EXERCISE AIM
Take the data below and extract the lines from the one with "Generate a Python" to the one with "from matplotlib.patches import", inclusive, exactly as written.

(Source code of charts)
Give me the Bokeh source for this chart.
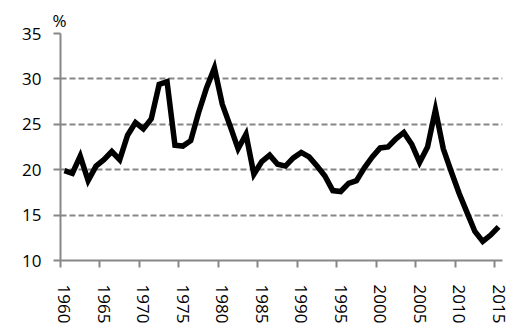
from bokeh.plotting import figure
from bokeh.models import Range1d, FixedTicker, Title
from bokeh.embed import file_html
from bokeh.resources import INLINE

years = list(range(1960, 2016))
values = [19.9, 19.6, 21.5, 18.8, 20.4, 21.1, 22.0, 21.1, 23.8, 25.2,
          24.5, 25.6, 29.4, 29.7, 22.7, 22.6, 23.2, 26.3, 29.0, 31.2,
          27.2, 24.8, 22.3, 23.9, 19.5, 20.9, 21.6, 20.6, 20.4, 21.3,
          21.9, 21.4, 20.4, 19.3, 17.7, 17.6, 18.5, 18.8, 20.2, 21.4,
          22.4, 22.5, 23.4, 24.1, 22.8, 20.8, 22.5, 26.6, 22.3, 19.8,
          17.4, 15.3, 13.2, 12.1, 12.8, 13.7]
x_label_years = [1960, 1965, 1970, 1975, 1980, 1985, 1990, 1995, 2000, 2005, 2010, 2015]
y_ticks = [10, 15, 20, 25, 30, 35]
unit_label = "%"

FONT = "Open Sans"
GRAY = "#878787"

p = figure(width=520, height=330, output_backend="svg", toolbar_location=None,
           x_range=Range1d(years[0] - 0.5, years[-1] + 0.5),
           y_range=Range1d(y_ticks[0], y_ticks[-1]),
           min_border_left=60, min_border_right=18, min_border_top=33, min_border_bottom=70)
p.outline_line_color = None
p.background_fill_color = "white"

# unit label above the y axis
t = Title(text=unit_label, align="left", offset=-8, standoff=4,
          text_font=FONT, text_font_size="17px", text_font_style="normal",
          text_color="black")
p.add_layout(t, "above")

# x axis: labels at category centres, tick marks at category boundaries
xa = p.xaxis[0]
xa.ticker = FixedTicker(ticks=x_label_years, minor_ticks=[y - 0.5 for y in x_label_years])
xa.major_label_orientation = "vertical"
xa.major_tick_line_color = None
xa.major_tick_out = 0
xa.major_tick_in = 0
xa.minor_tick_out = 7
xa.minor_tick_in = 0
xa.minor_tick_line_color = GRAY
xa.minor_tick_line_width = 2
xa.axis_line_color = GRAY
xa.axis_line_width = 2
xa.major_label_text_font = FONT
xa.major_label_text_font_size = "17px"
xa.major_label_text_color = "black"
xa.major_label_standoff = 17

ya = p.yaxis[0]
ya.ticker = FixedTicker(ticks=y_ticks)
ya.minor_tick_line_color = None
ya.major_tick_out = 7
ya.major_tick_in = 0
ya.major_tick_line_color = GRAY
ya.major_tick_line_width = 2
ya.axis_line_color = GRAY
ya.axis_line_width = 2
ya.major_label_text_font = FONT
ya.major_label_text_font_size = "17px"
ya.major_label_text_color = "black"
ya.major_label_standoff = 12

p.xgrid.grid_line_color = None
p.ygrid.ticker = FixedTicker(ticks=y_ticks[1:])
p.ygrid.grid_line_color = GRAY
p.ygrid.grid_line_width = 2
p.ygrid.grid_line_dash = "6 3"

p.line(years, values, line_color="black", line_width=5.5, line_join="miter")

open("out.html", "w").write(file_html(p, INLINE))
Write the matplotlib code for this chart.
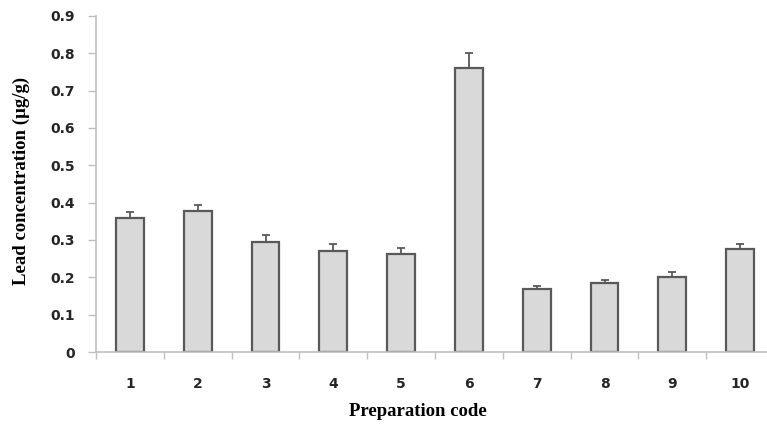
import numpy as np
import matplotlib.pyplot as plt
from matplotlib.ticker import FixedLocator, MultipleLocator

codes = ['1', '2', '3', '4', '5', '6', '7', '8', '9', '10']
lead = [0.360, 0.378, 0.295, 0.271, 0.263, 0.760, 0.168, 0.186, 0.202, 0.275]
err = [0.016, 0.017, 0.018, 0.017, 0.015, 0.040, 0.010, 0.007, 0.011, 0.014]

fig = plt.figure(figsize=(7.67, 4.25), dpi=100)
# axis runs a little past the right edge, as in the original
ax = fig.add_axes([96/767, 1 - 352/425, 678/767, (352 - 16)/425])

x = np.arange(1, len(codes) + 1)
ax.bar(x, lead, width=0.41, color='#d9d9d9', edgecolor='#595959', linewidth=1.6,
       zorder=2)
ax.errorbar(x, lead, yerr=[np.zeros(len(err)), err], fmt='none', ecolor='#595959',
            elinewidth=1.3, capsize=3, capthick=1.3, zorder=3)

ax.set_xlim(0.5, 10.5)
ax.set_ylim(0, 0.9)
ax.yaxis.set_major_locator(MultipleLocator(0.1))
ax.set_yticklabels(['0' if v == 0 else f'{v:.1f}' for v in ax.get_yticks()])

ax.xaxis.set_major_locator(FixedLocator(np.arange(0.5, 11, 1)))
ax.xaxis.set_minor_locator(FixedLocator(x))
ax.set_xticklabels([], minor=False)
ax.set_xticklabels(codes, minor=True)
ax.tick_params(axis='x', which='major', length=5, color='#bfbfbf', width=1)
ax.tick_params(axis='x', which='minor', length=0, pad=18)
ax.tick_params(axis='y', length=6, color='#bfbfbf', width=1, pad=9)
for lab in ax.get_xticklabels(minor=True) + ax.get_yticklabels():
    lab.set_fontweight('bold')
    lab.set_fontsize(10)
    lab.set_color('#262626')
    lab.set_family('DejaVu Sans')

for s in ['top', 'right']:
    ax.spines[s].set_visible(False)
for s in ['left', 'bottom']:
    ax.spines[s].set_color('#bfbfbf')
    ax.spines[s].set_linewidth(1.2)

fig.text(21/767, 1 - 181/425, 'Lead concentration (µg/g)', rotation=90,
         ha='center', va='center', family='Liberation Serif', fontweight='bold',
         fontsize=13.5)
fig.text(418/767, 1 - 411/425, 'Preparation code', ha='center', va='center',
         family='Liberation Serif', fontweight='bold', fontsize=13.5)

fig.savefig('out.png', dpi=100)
---
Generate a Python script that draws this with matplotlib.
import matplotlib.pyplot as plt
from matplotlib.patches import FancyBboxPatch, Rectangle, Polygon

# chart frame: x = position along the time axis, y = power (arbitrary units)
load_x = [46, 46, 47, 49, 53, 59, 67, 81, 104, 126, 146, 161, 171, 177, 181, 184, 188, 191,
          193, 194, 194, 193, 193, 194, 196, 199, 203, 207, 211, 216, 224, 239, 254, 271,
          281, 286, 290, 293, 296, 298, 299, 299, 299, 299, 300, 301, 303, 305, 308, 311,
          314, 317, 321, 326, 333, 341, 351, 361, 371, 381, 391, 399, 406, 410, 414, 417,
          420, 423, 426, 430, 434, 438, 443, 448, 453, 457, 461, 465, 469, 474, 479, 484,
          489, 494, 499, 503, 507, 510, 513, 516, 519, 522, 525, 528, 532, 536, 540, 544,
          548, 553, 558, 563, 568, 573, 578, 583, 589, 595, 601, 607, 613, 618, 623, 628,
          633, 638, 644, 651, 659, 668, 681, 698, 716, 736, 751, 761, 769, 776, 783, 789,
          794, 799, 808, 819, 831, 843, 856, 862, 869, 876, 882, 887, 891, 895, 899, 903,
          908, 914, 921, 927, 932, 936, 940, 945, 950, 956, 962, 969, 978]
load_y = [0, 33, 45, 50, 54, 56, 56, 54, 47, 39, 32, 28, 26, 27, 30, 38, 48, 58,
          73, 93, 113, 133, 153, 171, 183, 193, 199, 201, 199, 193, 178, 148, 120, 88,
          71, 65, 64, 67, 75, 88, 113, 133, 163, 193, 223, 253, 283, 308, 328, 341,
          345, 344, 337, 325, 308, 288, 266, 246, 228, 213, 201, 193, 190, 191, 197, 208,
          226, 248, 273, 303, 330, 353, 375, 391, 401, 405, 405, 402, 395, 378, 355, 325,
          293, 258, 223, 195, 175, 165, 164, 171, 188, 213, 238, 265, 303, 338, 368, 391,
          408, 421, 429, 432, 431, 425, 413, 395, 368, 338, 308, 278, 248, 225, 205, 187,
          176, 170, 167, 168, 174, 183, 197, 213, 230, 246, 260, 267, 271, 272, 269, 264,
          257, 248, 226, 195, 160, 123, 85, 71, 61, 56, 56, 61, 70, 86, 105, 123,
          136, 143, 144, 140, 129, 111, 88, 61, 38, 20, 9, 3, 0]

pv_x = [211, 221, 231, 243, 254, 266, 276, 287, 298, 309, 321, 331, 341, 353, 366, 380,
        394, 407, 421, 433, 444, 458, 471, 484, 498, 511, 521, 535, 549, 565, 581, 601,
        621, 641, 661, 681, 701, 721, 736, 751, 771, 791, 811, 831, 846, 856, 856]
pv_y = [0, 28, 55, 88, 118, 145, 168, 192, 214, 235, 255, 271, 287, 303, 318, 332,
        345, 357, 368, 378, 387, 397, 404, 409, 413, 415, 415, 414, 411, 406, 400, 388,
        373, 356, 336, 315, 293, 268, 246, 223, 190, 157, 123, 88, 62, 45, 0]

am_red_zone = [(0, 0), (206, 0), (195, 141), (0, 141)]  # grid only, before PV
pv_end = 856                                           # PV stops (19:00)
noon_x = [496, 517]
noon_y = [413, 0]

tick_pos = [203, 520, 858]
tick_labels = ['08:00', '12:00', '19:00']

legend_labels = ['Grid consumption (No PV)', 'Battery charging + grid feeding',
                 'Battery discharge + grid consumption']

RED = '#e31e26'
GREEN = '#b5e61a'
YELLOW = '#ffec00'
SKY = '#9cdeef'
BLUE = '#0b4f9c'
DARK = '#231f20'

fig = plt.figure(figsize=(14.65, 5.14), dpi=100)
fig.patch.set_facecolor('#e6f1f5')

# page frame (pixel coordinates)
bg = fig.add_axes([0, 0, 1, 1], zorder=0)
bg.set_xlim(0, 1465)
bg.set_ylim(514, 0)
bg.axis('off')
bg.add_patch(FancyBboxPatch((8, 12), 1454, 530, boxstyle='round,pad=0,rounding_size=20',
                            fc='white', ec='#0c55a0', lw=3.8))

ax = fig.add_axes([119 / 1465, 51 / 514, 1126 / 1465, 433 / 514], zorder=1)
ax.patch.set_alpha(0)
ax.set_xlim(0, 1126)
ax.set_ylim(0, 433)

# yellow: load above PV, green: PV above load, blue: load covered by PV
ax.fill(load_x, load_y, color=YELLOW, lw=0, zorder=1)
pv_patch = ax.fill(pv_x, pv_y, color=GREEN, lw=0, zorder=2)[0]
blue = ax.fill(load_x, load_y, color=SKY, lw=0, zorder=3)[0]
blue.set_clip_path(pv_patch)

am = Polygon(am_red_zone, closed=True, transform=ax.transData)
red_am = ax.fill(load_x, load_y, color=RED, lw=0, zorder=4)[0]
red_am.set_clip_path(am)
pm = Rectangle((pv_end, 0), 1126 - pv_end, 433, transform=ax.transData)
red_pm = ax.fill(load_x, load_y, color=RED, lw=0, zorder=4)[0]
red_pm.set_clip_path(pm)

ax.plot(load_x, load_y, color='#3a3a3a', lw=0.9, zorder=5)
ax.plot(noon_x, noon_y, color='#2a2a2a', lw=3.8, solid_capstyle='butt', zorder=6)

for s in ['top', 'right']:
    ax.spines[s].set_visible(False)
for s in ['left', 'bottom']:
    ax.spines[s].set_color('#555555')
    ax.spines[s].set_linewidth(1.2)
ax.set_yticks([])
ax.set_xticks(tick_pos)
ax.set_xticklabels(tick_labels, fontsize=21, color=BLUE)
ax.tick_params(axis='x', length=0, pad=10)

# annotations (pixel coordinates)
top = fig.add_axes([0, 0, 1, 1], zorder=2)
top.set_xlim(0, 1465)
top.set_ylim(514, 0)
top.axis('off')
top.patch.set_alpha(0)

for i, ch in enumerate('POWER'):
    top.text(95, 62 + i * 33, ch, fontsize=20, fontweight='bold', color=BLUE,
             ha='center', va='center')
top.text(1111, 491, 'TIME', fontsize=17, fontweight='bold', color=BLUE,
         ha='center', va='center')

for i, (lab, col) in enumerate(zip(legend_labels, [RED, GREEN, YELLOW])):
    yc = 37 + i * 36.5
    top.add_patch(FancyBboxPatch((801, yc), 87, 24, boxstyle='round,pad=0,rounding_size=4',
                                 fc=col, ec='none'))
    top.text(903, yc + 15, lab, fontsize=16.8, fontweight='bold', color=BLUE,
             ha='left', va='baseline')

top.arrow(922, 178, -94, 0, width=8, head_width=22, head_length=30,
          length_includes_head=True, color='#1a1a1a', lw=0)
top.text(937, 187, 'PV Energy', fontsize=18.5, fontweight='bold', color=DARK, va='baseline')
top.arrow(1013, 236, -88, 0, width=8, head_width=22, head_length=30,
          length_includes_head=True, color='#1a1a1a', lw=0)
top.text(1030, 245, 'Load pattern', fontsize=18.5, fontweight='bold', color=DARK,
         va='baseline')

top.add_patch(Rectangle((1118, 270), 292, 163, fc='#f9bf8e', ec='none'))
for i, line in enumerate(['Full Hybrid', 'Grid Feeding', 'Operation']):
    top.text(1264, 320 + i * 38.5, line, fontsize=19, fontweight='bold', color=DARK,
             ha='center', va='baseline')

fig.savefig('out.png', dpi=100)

OUTPUT OF THE EXERCISE
Generate a Python script that draws this with matplotlib.
import matplotlib.pyplot as plt
from matplotlib.patches import FancyBboxPatch, Rectangle, Polygon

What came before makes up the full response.